Bach's St Matthew Passion, Glyndebourne Festival Opera, Glyndebourne 
A step removed from the passion
For all their innate theatricality, is there anything to be gained from staging Bach's passions? Especially at Glyndebourne, where "to drink from the cup of worldly sin" might be considered de rigueur and the indulgence of that lengthy supper interval could easily be misconstrued. The Last Supper? Hardly.

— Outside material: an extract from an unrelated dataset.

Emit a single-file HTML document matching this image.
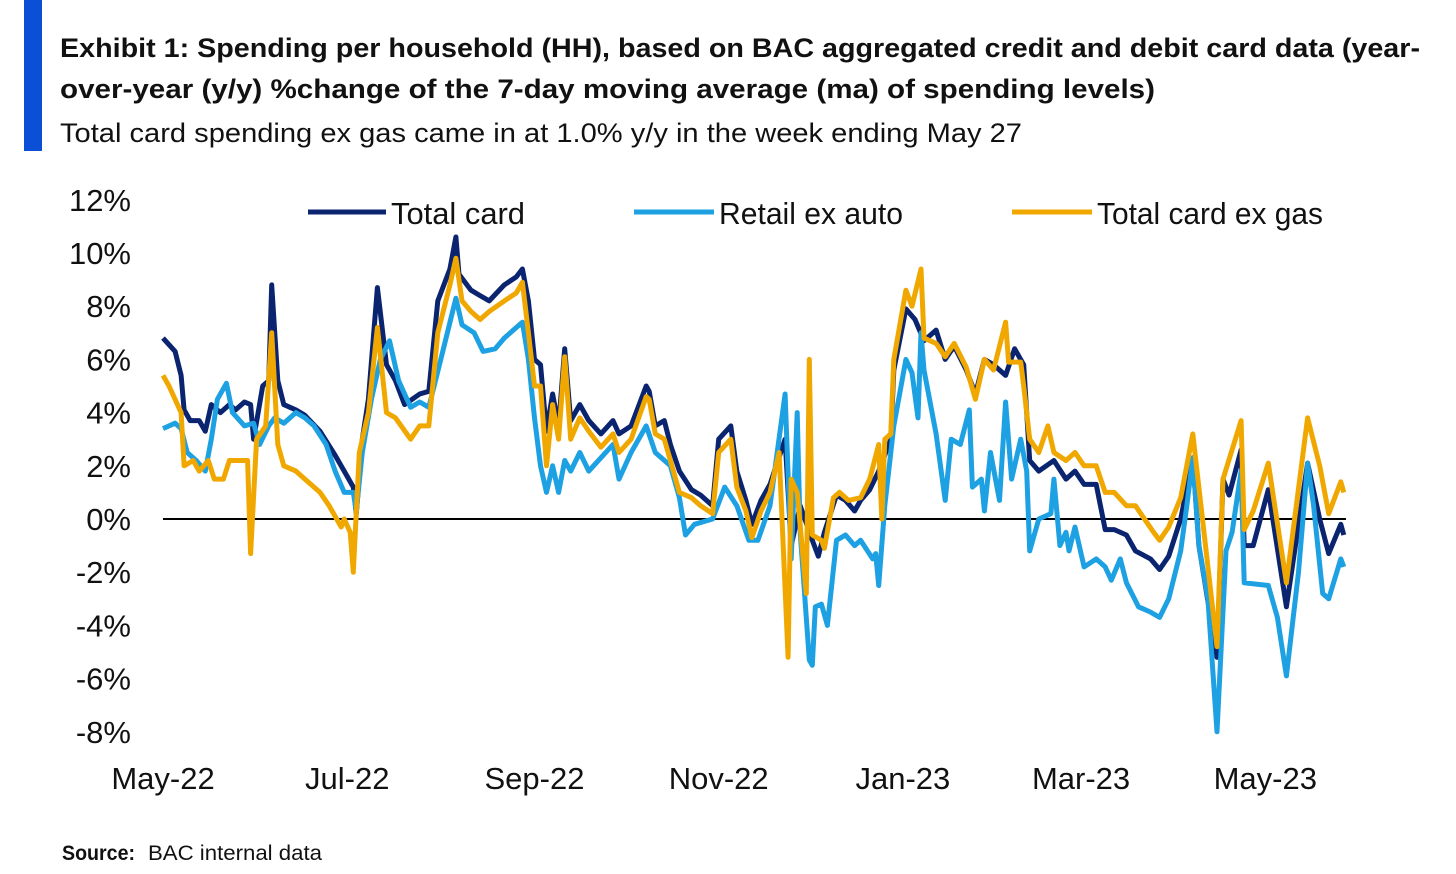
<!DOCTYPE html>
<html><head><meta charset="utf-8"><style>
html,body{margin:0;padding:0;background:#fff;}
svg{display:block;font-family:"Liberation Sans",sans-serif;}
</style></head><body>
<svg id="chart" width="1456" height="874" viewBox="0 0 1456 874">
<rect x="24" y="0" width="18" height="151" fill="#0a4fd6"/>
<text x="60" y="57" font-size="27" font-weight="bold" fill="#111" textLength="1360" lengthAdjust="spacingAndGlyphs">Exhibit 1: Spending per household (HH), based on BAC aggregated credit and debit card data (year-</text>
<text x="60" y="98" font-size="27" font-weight="bold" fill="#111" textLength="1095" lengthAdjust="spacingAndGlyphs">over-year (y/y)  %change of the 7-day moving average (ma) of spending levels)</text>
<text x="60" y="142" font-size="27" fill="#111" textLength="962" lengthAdjust="spacingAndGlyphs">Total card spending ex gas came in at 1.0% y/y in the week ending May 27</text>
<g id="yaxis"></g>
<g id="xaxis"></g>
<line x1="163" y1="519" x2="1346" y2="519" stroke="#000" stroke-width="2"/>
<g id="series"></g>
<g>
<g><line x1="308" y1="212" x2="386" y2="212" stroke="#0b2470" stroke-width="5"/><text x="391" y="224" font-size="31" fill="#111" textLength="134" lengthAdjust="spacingAndGlyphs">Total card</text></g>
<g><line x1="634" y1="212" x2="714" y2="212" stroke="#1ea1e2" stroke-width="5"/><text x="719" y="224" font-size="31" fill="#111" textLength="184" lengthAdjust="spacingAndGlyphs">Retail ex auto</text></g>
<g><line x1="1012" y1="212" x2="1092" y2="212" stroke="#f0a800" stroke-width="5"/><text x="1097" y="224" font-size="31" fill="#111" textLength="226" lengthAdjust="spacingAndGlyphs">Total card ex gas</text></g>
</g>
<text x="62" y="860" font-size="21" font-weight="bold" fill="#111" textLength="73" lengthAdjust="spacingAndGlyphs">Source:</text>
<text x="148" y="860" font-size="21" fill="#111" textLength="174" lengthAdjust="spacingAndGlyphs">BAC internal data</text>
</svg>
<script>
const yTicks=[12,10,8,6,4,2,0,-2,-4,-6,-8];
const xTickLabels=["May-22","Jul-22","Sep-22","Nov-22","Jan-23","Mar-23","May-23"];
const xTickDays=[0,61,123,184,245,304,365];
const totalCardDays=[0,4,6,7,9,12,14,16,19,22,24,27,29,30,33,35,36,38,40,44,47,52,57,60,63,64,66,68,71,74,77,80,85,88,91,95,97,98,102,105,108,113,117,119,121,123,125,127,129,131,133,135,138,141,145,149,151,155,160,161,163,166,168,171,175,178,182,184,188,190,193,195,198,201,206,208,211,215,217,219,223,226,229,231,234,237,241,242,246,249,252,256,259,262,266,269,272,275,279,282,285,287,290,295,299,302,305,309,312,315,319,322,327,330,333,337,341,343,349,351,353,357,358,361,366,372,379,383,386,390,391];
const totalCard=[6.8,6.3,5.4,4.1,3.7,3.7,3.3,4.3,4.0,4.3,4.1,4.4,4.3,3.0,5.0,5.2,8.8,5.2,4.3,4.1,3.9,3.3,2.4,1.8,1.2,0.2,3.0,4.5,8.7,5.8,5.2,4.3,4.7,4.8,8.2,9.4,10.6,9.2,8.6,8.4,8.2,8.8,9.1,9.4,8.2,6.0,5.8,3.3,4.7,3.5,6.4,3.7,4.3,3.7,3.2,3.7,3.2,3.5,5.0,4.8,3.5,3.7,2.8,1.8,1.1,0.9,0.5,3.0,3.5,1.8,0.7,-0.2,0.7,1.3,3.0,-1.0,0.5,-0.8,-1.4,-0.5,0.9,0.7,0.3,0.7,1.1,1.8,3.0,5.6,7.9,7.5,6.7,7.1,6.0,6.5,5.6,4.7,6.0,5.8,5.4,6.4,5.8,2.2,1.8,2.2,1.5,1.8,1.3,1.3,-0.4,-0.4,-0.6,-1.2,-1.5,-1.9,-1.4,0,2.3,-1.0,-5.2,1.5,0.9,2.6,-1.0,-1.0,1.1,-3.3,2.1,0,-1.3,-0.2,-0.6];
const exGasDays=[0,2,6,7,10,12,15,17,20,22,25,28,29,31,34,36,38,40,44,47,52,55,59,60,62,63,65,68,71,74,77,82,85,88,91,95,97,99,102,105,108,113,117,119,121,123,125,127,129,131,133,135,138,141,145,149,151,155,160,161,163,166,168,171,175,178,182,184,188,190,193,195,198,201,204,207,208,210,213,214,215,218,219,222,224,227,231,234,237,238,239,241,242,246,248,251,252,256,259,262,266,269,272,275,279,280,284,285,287,290,293,295,299,302,305,309,312,315,319,322,325,328,330,333,337,341,349,351,357,358,361,366,372,379,383,386,390,391];
const totalCardExGas=[5.4,5.0,4.0,2.0,2.2,1.8,2.2,1.5,1.5,2.2,2.2,2.2,-1.3,3.0,3.5,7.0,2.8,2.0,1.8,1.5,1.0,0.5,-0.3,0.0,-0.5,-2.0,2.5,4.0,7.2,4.0,3.8,3.0,3.5,3.5,7.0,8.8,9.8,8.2,7.8,7.5,7.8,8.2,8.5,8.9,7.0,5.0,5.0,2.0,4.3,3.0,6.1,3.0,3.8,3.3,2.7,3.2,2.5,3.0,4.6,4.5,3.2,3.0,2.2,1.0,0.8,0.5,0.2,2.5,3.0,1.2,0.3,-0.7,0.3,1.0,2.5,-5.2,1.5,1.0,-2.8,6.0,-0.6,-0.8,-1.1,0.8,1.0,0.7,0.8,1.5,2.8,0.0,3.0,3.2,6.0,8.6,8.0,9.4,6.8,6.6,6.1,6.6,5.7,4.5,6.0,5.6,7.4,5.9,5.9,5.0,3.0,2.5,3.5,2.5,2.2,2.5,2.0,2.0,1.0,1.0,0.5,0.5,0.0,-0.5,-0.8,-0.3,0.8,3.2,-4.8,1.5,3.7,-0.4,0.3,2.1,-2.4,3.8,2.0,0.2,1.4,1.0];
const retailDays=[0,4,6,8,11,14,16,18,21,23,27,30,32,35,37,40,44,47,50,54,57,60,63,64,66,69,72,75,78,82,85,88,92,97,99,103,106,110,113,117,119,121,123,125,127,129,131,133,135,138,141,145,149,151,155,160,163,168,171,173,176,182,186,190,194,197,201,206,208,210,211,214,215,216,218,220,223,226,229,231,235,236,237,239,242,246,248,250,251,252,256,259,261,264,267,268,271,272,274,277,279,281,284,286,287,290,294,295,297,299,300,302,305,309,312,314,317,319,323,327,330,333,337,339,341,343,346,349,352,354,357,358,366,369,372,376,379,381,384,386,390,391];
const retailExAuto=[3.4,3.6,3.4,2.5,2.2,1.8,3.0,4.5,5.1,4.0,3.5,3.6,2.8,3.5,3.8,3.6,4.0,3.8,3.5,2.8,1.8,1.0,1.0,0.3,2.5,4.5,6.0,6.7,5.2,4.2,4.4,4.2,6.0,8.3,7.3,7.0,6.3,6.4,6.8,7.2,7.4,6.0,3.8,2.0,1.0,2.0,1.0,2.2,1.8,2.5,1.8,2.3,2.8,1.5,2.5,3.5,2.5,2.0,0.8,-0.6,-0.2,0.0,1.2,0.5,-0.8,-0.8,0.5,4.7,-1.5,4.0,-0.5,-5.3,-5.5,-3.3,-3.2,-4.0,-0.8,-0.6,-1.0,-0.8,-1.5,-1.3,-2.5,0.5,3.5,6.0,5.5,3.8,7.0,5.6,3.2,0.7,3.0,2.8,4.1,1.2,1.5,0.3,2.5,0.7,4.4,1.5,3.0,1.8,-1.2,0.0,0.2,1.5,-1.0,-0.5,-1.2,-0.3,-1.8,-1.5,-1.8,-2.3,-1.5,-2.4,-3.3,-3.5,-3.7,-3.0,-1.2,0.5,2.3,-1.0,-3.0,-8.0,-1.2,-0.5,1.8,-2.4,-2.5,-3.7,-5.9,-2.0,2.1,0.5,-2.8,-3.0,-1.5,-1.8];

const X0=163, PXD=3.02, Y0=519, PXU=26.6;
function xScale(d){return X0+d*PXD;}
function yScale(v){return Y0-v*PXU;}
const NS="http://www.w3.org/2000/svg";
const yg=document.getElementById('yaxis');
yTicks.forEach(function(t){
  const el=document.createElementNS(NS,'text');
  el.setAttribute('x',131);el.setAttribute('y',yScale(t)+11);
  el.setAttribute('text-anchor','end');el.setAttribute('font-size','31');el.setAttribute('fill','#111');
  
  
  el.textContent=t+'%';yg.appendChild(el);
});
const xg=document.getElementById('xaxis');
xTickLabels.forEach(function(l,i){
  const el=document.createElementNS(NS,'text');
  el.setAttribute('x',xScale(xTickDays[i]));el.setAttribute('y',789);
  el.setAttribute('text-anchor','middle');el.setAttribute('font-size','31');el.setAttribute('fill','#111');
  
  
  el.textContent=l;xg.appendChild(el);
});
const sg=document.getElementById('series');
function drawLine(days,vals,color,name){
  const p=document.createElementNS(NS,'polyline');
  p.setAttribute('points',days.map(function(d,i){return xScale(d).toFixed(1)+','+yScale(vals[i]).toFixed(1);}).join(' '));
  p.setAttribute('fill','none');p.setAttribute('stroke',color);p.setAttribute('stroke-width','5');
  p.setAttribute('stroke-linejoin','round');
  
  
  sg.appendChild(p);
}
drawLine(totalCardDays,totalCard,'#0b2470','line-total-card');
drawLine(retailDays,retailExAuto,'#1ea1e2','line-retail-ex-auto');
drawLine(exGasDays,totalCardExGas,'#f0a800','line-total-card-ex-gas');
</script>
</body></html>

The point is that a masterpiece like Bach's St Matthew Passion is essentially a private meditation made public, and to elaborate its message, to lay metaphor upon metaphor, as Katie Mitchell's staging is wont to do, is – with the best will in the world – a distraction. It turns an act of communal mourning and contrition into something of a side show. Yes, the Passion of Christ is, whatever your beliefs, a compelling mystery play, but when it becomes a play within a play is there no danger of us becoming once removed from it? Cut off, as it were, behind the fourth wall? Are we not a more passive audience when not an active part of Bach's "congregation"?
Big questions – and Katie Mitchell is not without answers. Her central premise is a compelling one. We are asked to observe a community torn apart and brought together by the loss of its children. This isn't an invention on Mitchell's part: it is her somewhat literal response to lines in Matthew's gospel that speak of how we "forsaken children remain in Jesus' embrace". At the climax of the piece, with the line "unhappy Golgotha", Mitchell has the Mary figure, heavily pregnant, proclaim: "Innocence must die here."
We do not know how Mitchell's children have died; this could be another Beslan or Dunblaine. But as her congregation, her "community", enter Vicki Mortimer's familiarly shabby school hall, the children's images are projected on a makeshift screen. A shrine of tiny chairs and candles serves as a makeshift altar. For the purposes of the Passion, this is their church, a place in which to share collective grief.
And so begins the familiar story, played out in the cold half-light of fluorescent lighting while the snow sporadically falls outside. We are asked to accept that all the key characters are spontaneously and randomly drawn from this congregation – ordinary people drawn into extraordinary events – and that they are haltingly, falteringly, sight-reading their parts. And there's no doubt that such a contrivance lends a frisson of sorts to the idea that, for instance, Judas (Douglas Rice-Bowen) could have been any one of us. It makes the soprano's aria contemplating the corrupted child doubly poignant and lends further credence to Mitchell's basic premise.
Stage-managing this re-enactment of the Passion is the Evangelist, played with consummate clarity of utterance by Mark Padmore. His is one of those unfailingly true voices that all great storytellers should possess. Padmore is his own cast of thousands, projecting the text with that perfect balance between dispassionate objectivity and a startling immediacy. When he describes the sudden descent of darkness at "the ninth hour" his voice alone flicks the switch.
Writing about this production in the cold light of day makes one realise just how much quiet power it exerts. And yet there are distractions, moments when the Glyndebourne Chorus's accomplished but busy "method acting" precipitates messy ensemble, or where solo voices – particularly that of soprano Ingela Bohlin – virtually disappear into the ensemble. (In a contentious twist, Bohlin, the Mary Magdalene-in-waiting, becomes Jesus' bride in the opening few minutes.)
The most effective, the most moving moments are the stillest, where Mitchell has the good sense simply to let the music speak: Sarah Connolly's compassion for Peter in a gloriously understated "Erbarme Dich", or bass Christopher Purves' on-stage cello obbligato reflecting on the cross as a symbol of his own burden. The Orchestra of the Age of Enlightenment are a real presence throughout, Richard Egarr's direction conveying urgency and a searching integrity. But I still craved the removal ofthat fourth wall.